Mistake 3: Overlooking Global Complexity

  • BAD: "We will launch the same product in the US and Europe simultaneously."
  • GOOD: "We will phase the launch, addressing PSD2/SCA requirements in Europe first, while adapting to local scheme rules and currency settlement cycles in each region."

The flaw is assuming homogeneity in a market defined by fragmentation and local nuance.

FAQ

Is Worldpay interview process more technical than other fintech companies?

Yes, Worldpay places a heavier emphasis on payment rail mechanics and regulatory knowledge than consumer-focused fintechs. You must demonstrate deep fluency in ISO standards, scheme rules, and backend integration patterns. Generic product sense is insufficient; the bar for technical and domain specificity is significantly higher.

What salary range should I expect for a Senior PM role at Worldpay in 2026?

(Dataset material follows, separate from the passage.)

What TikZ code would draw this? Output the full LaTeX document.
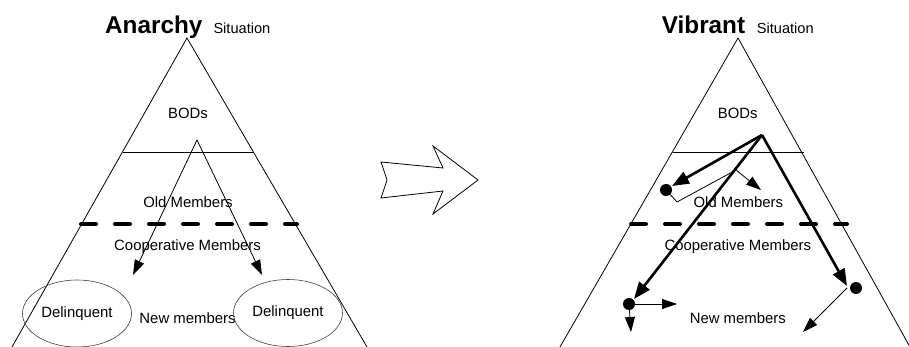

While specific numbers vary by location and level, Senior PMs in payment infrastructure typically command a premium due to the specialized domain knowledge required. Expect the base salary to be competitive with top-tier tech, but the real value lies in the stability and scale of the platform. Negotiate based on your specific expertise in high-value areas like real-time payments or fraud.

How many rounds are in the Worldpay PM interview loop?

The process usually consists of four to five rounds: a recruiter screen, a hiring manager deep dive, a technical/case study round, and a cross-functional panel. The technical round is the primary filter, focusing on your ability to solve complex payment problems. Prepare for rigorous questioning on your past decisions and their impact on system reliability and revenue.